Its easy for people in the 21st century to say Langston Hughes could of or should of come out but we have to remember the time and space Hughes lived in. Homosexuality was still considered a mental disorder during Langston Hughes lifetime. The black and white heterosexual communities still looked down on homosexuals for both religious and personal reasons.Homosexuality was also considered to be something “white people” engaged in but not civilized black folks. If Hughes did come out he never would be respected by the heterosexual black community. Hughes would never be considered the “hero” of black literature that he is viewed as today. Its not right the kind of thinking that existed during Langston Hughes lifetime but that was the reality. The gay and lesbian movement didn’t really start until the late 1960s and early 1970 far beyond Hughes lifetime.
I sense some internalized homophobia from Langston in the memoir when he describes other gay black men. Langston is projecting the image in the memoir that he is heterosexual and this is false. In fact, according to Faith Berry’s 1992 biography on Langston Hughes she says Hughes had an intense romantic relationship with a Jamaican man.
However, in “The Big Sea” Hughes does write about drag balls from a homophobic perspective. Langston calls the black drag queens “pathetic”. The whole aspect of drag in black queer history is important because it proves black gay men existed despite living in separate spheres.

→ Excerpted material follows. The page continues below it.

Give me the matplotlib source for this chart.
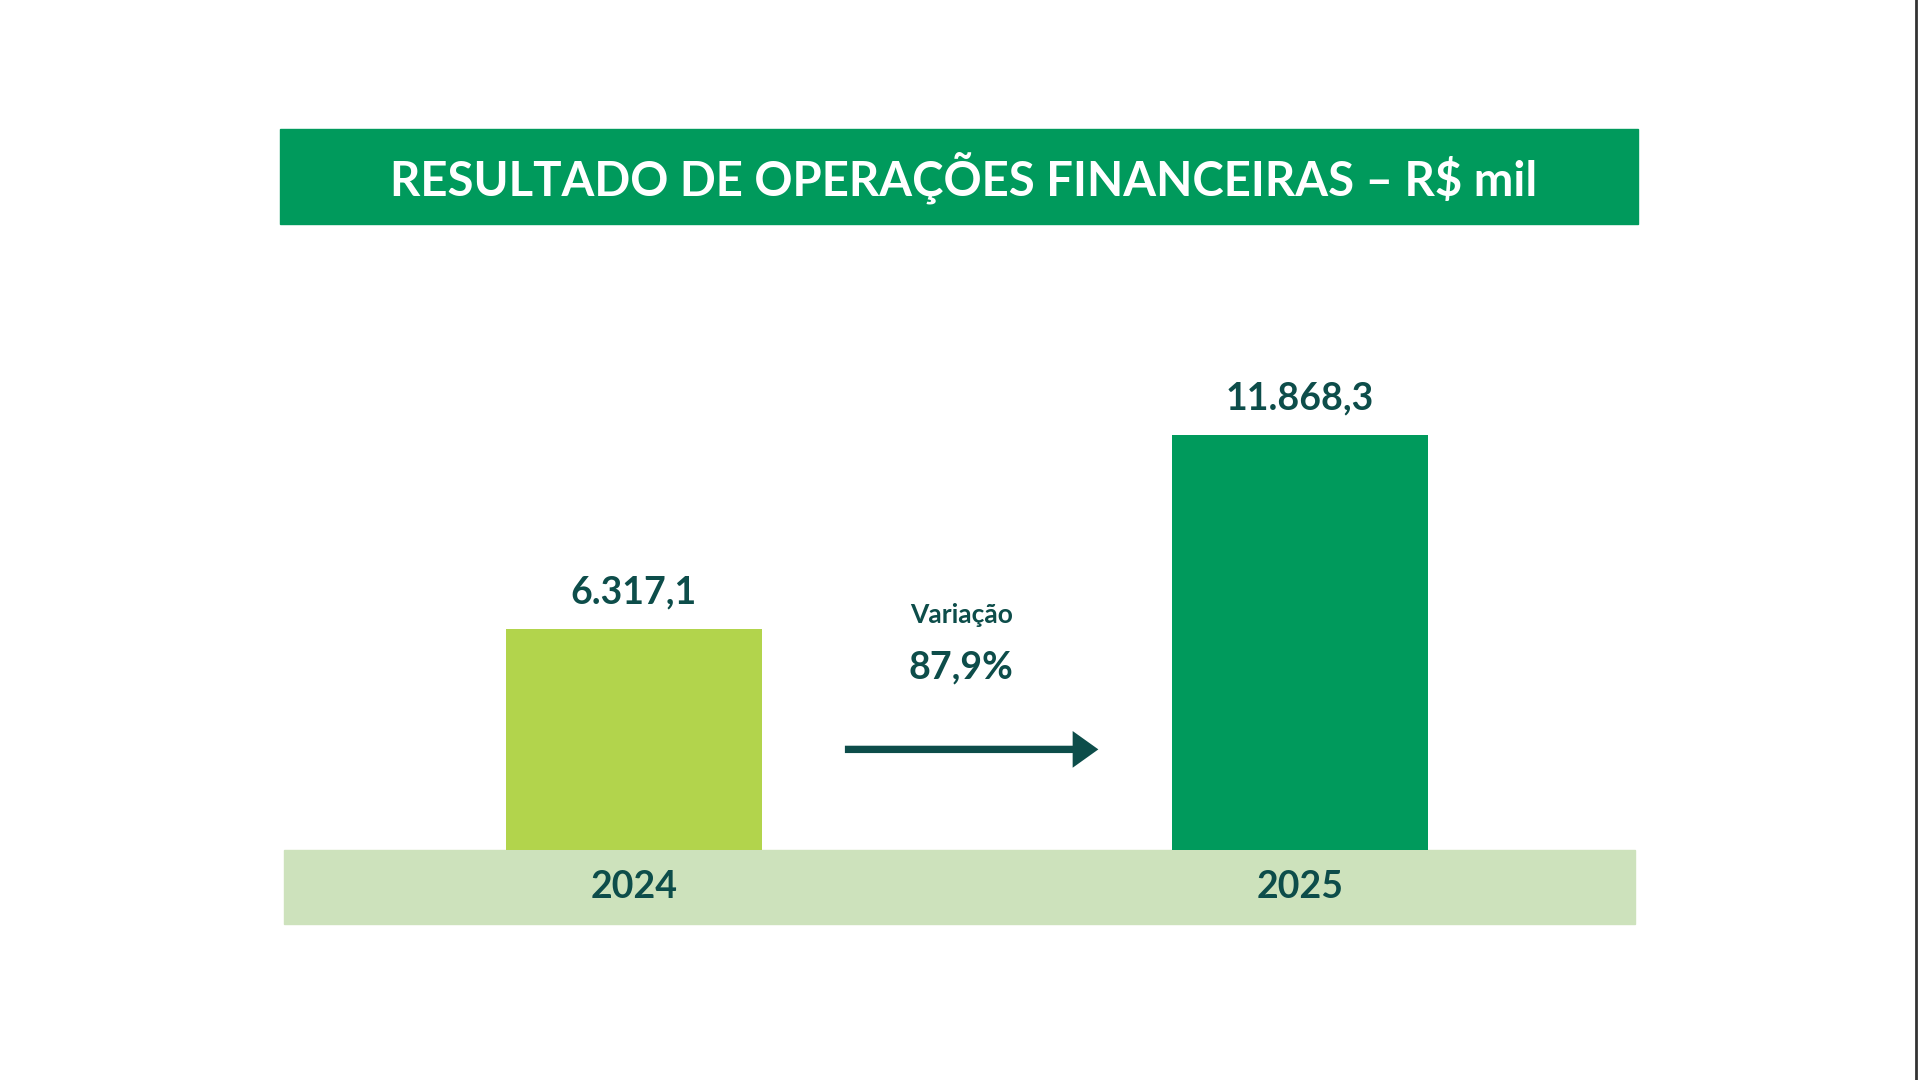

Black gay men won awards and prizes for wearing the most sensational outfits and performances at the drag balls. during the 1920s.
One black man that had an intense infatuation with Langston was the openly gay black professor Alain Locke. In fact, I believe Alain Locke and Langston could of had a secret relationship perhaps? Locke has written many letters to Langston that are quite passionate and if you read between the lines you can tell Alain was in “in love” with Langston. Although I think it was an unrequited love. Langston doesn’t discuss Alain Locke’s obvious attempts to “gain” his attention and his infatuation with him. I think its a tragedy that Langston Hughes wasn’t able to be more free and live without judgement as a black gay man during his lifetime.